Добровольное страдание - страница 2



Намереваясь недолго постоять у причала, я остался там до наступления сумерек. Затем вернулся в дом, присел по обыкновению за рабочий стол и компьютер и решил написать послание. Кому? Поразительно – людям.

«Место, в котором я пребываю сейчас, по-видимому, еще не успело полностью исчерпать себя. Я рад. Просто рад тому, что могу находиться здесь чуточку дольше, чем планировал, и, вероятно, немного короче, чем ожидал. Такое место обычно называют домом – источником силы и вдохновения. Я не сумел обрести свой дом там, но отыскал его здесь, в этом забытом, почти что нетронутом уголке земного шара, где с каждым годом становится все меньше и меньше незапятнанного людьми.

Здесь я впервые смог вспомнить, как любил. Быть может, единственный, но самый честный и искренний раз в жизни я любил свою настоящую семью. Эти тревожащие меня воспоминания похожи на почерневшие от сажи угольки, раскаленные, но уже не пылающие. Облик моих настоящих родных, повторяю, настоящих, держится во мне прибитыми гвоздями на сердце, истекающем кровью. Оно болит мучительно, но терпит. Терпит так, словно только от его терпения и зависит жизнь моих мамы и папы. А живешь ты, как известно, до тех пор, пока о тебе помнят. Я помню. Жаль только, что мне не удалось сохранить, увековечить, пронести это удивительное ощущение внутри себя до настоящей секунды – удивительное ощущение любви, которое осталось лишь в моих фантомных воспоминаниях о родителях. Не верится, что когда-то мы были вместе.

Сейчас же я разрываю понятие «вместе» на две неравномерные части и называю себя той, одной из них, оторванной и брошенной на ветер. Пора бы задуматься о цельности себя вкупе с человеком, способным собрать твое измельченное, раздробленное ментальное тело по кусочкам и возродить к новой жизни. Но существует ли такой человек?

Прожить до тридцати двух лет и полюбить лишь единожды – горько. Влюбиться один-единственный раз – стыдно. С определенного времени (не успел отследить, с какого именно) отсутствие «серьезных» увлечений в жизни стало порицаться обществом; тебя воспринимают неполноценным. Люди вообще опасаются одиночек, самодостаточных, с нордическим характером, с пулей в голове и считают, что настоящее чувство есть вспышка, и ему принято приписывать всякие романтические, идеалистические толкования. А я вижу, что проявление любви редеет и истончается главным образом потому, что действовать во имя чьих-либо интересов, кроме своих собственных, становится чуждым человеку. Ведь любовь – это действие. Желание совершать те самые действия всегда базируется на стремлении преобразить жизнь стоящего рядом, сделать ее лучше. Если же подобного душевного порыва не возникает, то и любви там взяться неоткуда. Так что пусть наши пути разойдутся, но неизменным останется истинно твой путь.

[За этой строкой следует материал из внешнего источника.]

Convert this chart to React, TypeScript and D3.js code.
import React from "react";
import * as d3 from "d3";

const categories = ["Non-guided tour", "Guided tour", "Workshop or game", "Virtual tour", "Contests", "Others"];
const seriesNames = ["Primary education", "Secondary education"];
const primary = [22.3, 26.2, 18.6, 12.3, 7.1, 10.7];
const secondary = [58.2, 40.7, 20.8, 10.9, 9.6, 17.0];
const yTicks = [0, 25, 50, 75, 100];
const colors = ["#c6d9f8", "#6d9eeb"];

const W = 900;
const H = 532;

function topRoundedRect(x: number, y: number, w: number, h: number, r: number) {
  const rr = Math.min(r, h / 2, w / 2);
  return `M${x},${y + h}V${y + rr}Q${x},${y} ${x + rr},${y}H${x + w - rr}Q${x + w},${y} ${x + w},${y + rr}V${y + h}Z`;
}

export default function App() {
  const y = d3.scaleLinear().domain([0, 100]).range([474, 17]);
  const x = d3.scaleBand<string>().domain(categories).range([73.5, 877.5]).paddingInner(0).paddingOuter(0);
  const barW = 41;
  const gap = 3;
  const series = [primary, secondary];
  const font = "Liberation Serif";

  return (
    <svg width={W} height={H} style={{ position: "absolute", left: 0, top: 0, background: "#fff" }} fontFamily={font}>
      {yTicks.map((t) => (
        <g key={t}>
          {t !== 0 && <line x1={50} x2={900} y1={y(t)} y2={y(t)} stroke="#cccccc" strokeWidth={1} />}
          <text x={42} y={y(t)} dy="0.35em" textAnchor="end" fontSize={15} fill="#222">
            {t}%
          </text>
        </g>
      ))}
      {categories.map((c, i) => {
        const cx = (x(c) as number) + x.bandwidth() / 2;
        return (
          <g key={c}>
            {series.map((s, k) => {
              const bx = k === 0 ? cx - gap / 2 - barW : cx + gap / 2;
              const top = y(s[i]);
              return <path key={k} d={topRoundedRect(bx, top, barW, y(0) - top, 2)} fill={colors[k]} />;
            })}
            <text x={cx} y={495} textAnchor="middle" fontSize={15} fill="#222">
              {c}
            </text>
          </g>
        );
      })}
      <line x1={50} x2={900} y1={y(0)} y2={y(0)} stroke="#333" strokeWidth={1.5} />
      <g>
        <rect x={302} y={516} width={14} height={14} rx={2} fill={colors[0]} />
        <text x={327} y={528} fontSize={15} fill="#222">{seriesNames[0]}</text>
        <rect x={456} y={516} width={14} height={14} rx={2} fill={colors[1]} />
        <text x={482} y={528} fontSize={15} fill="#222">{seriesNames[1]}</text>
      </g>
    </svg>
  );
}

Я говорю так, потому что охота прибиться к стаду свойственна овцам или людям с острым инстинктом выживания. В толпе легче обезопаситься от нападения тех, кто привык жить поодиночке и не желает конкурировать с кем-либо еще, кроме самого себя. Так я оградился от всяческих притязаний со стороны общества и перенесся в совершенно иную область моих представлений о мире – на природу. Только первозданная чистота способна воскресить в нас чувство сопричастности к высшему, духовному Абсолюту, к тому, от чего вырастают крылья, – к любви. Но «любовь» в данном контексте понятие условное, так как то, что я называю любовью, уже изложено выше, и я не стану возвращаться к этому напрасно. Однако отмечу, что если любовь – это сумма слагаемых поступков, порожденных желанием украсить повседневность ближнего, то парящее, воздушное ощущение, испытываемое при полете, знаменуется следствием тех добрых дел, которые ты совершаешь якобы во имя любви.